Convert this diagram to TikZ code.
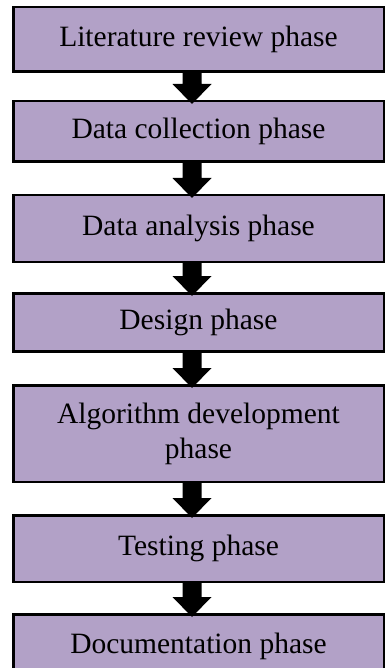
\documentclass[tikz,border=0pt]{standalone}
\usepackage{fontspec}
\setmainfont{Liberation Serif}
\usetikzlibrary{calc}

\definecolor{phasefill}{HTML}{B2A1C7}

\tikzset{
  phase/.style={
    rectangle, draw=black, line width=2.5pt, fill=phasefill,
    minimum width=370.5pt, align=center, inner sep=0pt,
    font=\fontsize{29.5}{35}\selectfont
  },
  % block arrow drawn as a filled outline from the start point down to the tip
  flowarrow/.style={
    to path={
      let \p1=(\tikztostart), \p2=(\tikztotarget) in
      (\x1-9.5pt,\y1+1pt) -- (\x1+9.5pt,\y1+1pt) -- (\x1+9.5pt,\y2+16pt)
      -- (\x1+19.5pt,\y2+16pt) -- (\x2,\y2-4pt) -- (\x1-19.5pt,\y2+16pt)
      -- (\x1-9.5pt,\y2+16pt) -- cycle
    }
  },
  arrowfill/.style={fill=black, draw=none}
}

\begin{document}
\begin{tikzpicture}[x=1pt, y=-1pt]
  \useasboundingbox (0,0) rectangle (385,668);
  \clip (0,0) rectangle (385,668);

  % phase boxes, top to bottom
  \node[phase, minimum height=64.5pt] (b1) at (198.5,39.5)  {Literature review phase};
  \node[phase, minimum height=60.5pt] (b2) at (198.5,131.5) {Data collection phase};
  \node[phase, minimum height=66.5pt] (b3) at (198.5,228.5) {Data analysis phase};
  \node[phase, minimum height=58pt]   (b4) at (198.5,322.25) {Design phase};
  \node[phase, minimum height=96.5pt] (b5) at (198.5,433.5) {Algorithm development\\phase};
  \node[phase, minimum height=66.5pt] (b6) at (198.5,548.5) {Testing phase};
  \node[phase, minimum height=64.5pt] (b7) at (198.5,646.5) {Documentation phase};

  % vertical line on which the arrows sit
  \coordinate (ax) at (192,0);

  % arrows between consecutive phases
  \path[arrowfill] (b1.south -| ax) to[flowarrow] (b2.north -| ax);
  \path[arrowfill] (b2.south -| ax) to[flowarrow] (b3.north -| ax);
  \path[arrowfill] (b3.south -| ax) to[flowarrow] (b4.north -| ax);
  \path[arrowfill] (b4.south -| ax) to[flowarrow] (b5.north -| ax);
  \path[arrowfill] (b5.south -| ax) to[flowarrow] (b6.north -| ax);
  \path[arrowfill] (b6.south -| ax) to[flowarrow] (b7.north -| ax);
\end{tikzpicture}
\end{document}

Exercise goal — Leave the images out and output the remaining material exactly as it stands.

Task solution —
Convert this diagram to TikZ code.
\documentclass[tikz,border=0pt]{standalone}
\usepackage{fontspec}
\setmainfont{Liberation Serif}
\usetikzlibrary{calc}

\definecolor{phasefill}{HTML}{B2A1C7}

\tikzset{
  phase/.style={
    rectangle, draw=black, line width=2.5pt, fill=phasefill,
    minimum width=370.5pt, align=center, inner sep=0pt,
    font=\fontsize{29.5}{35}\selectfont
  },
  % block arrow drawn as a filled outline from the start point down to the tip
  flowarrow/.style={
    to path={
      let \p1=(\tikztostart), \p2=(\tikztotarget) in
      (\x1-9.5pt,\y1+1pt) -- (\x1+9.5pt,\y1+1pt) -- (\x1+9.5pt,\y2+16pt)
      -- (\x1+19.5pt,\y2+16pt) -- (\x2,\y2-4pt) -- (\x1-19.5pt,\y2+16pt)
      -- (\x1-9.5pt,\y2+16pt) -- cycle
    }
  },
  arrowfill/.style={fill=black, draw=none}
}

\begin{document}
\begin{tikzpicture}[x=1pt, y=-1pt]
  \useasboundingbox (0,0) rectangle (385,668);
  \clip (0,0) rectangle (385,668);

  % phase boxes, top to bottom
  \node[phase, minimum height=64.5pt] (b1) at (198.5,39.5)  {Literature review phase};
  \node[phase, minimum height=60.5pt] (b2) at (198.5,131.5) {Data collection phase};
  \node[phase, minimum height=66.5pt] (b3) at (198.5,228.5) {Data analysis phase};
  \node[phase, minimum height=58pt]   (b4) at (198.5,322.25) {Design phase};
  \node[phase, minimum height=96.5pt] (b5) at (198.5,433.5) {Algorithm development\\phase};
  \node[phase, minimum height=66.5pt] (b6) at (198.5,548.5) {Testing phase};
  \node[phase, minimum height=64.5pt] (b7) at (198.5,646.5) {Documentation phase};

  % vertical line on which the arrows sit
  \coordinate (ax) at (192,0);

  % arrows between consecutive phases
  \path[arrowfill] (b1.south -| ax) to[flowarrow] (b2.north -| ax);
  \path[arrowfill] (b2.south -| ax) to[flowarrow] (b3.north -| ax);
  \path[arrowfill] (b3.south -| ax) to[flowarrow] (b4.north -| ax);
  \path[arrowfill] (b4.south -| ax) to[flowarrow] (b5.north -| ax);
  \path[arrowfill] (b5.south -| ax) to[flowarrow] (b6.north -| ax);
  \path[arrowfill] (b6.south -| ax) to[flowarrow] (b7.north -| ax);
\end{tikzpicture}
\end{document}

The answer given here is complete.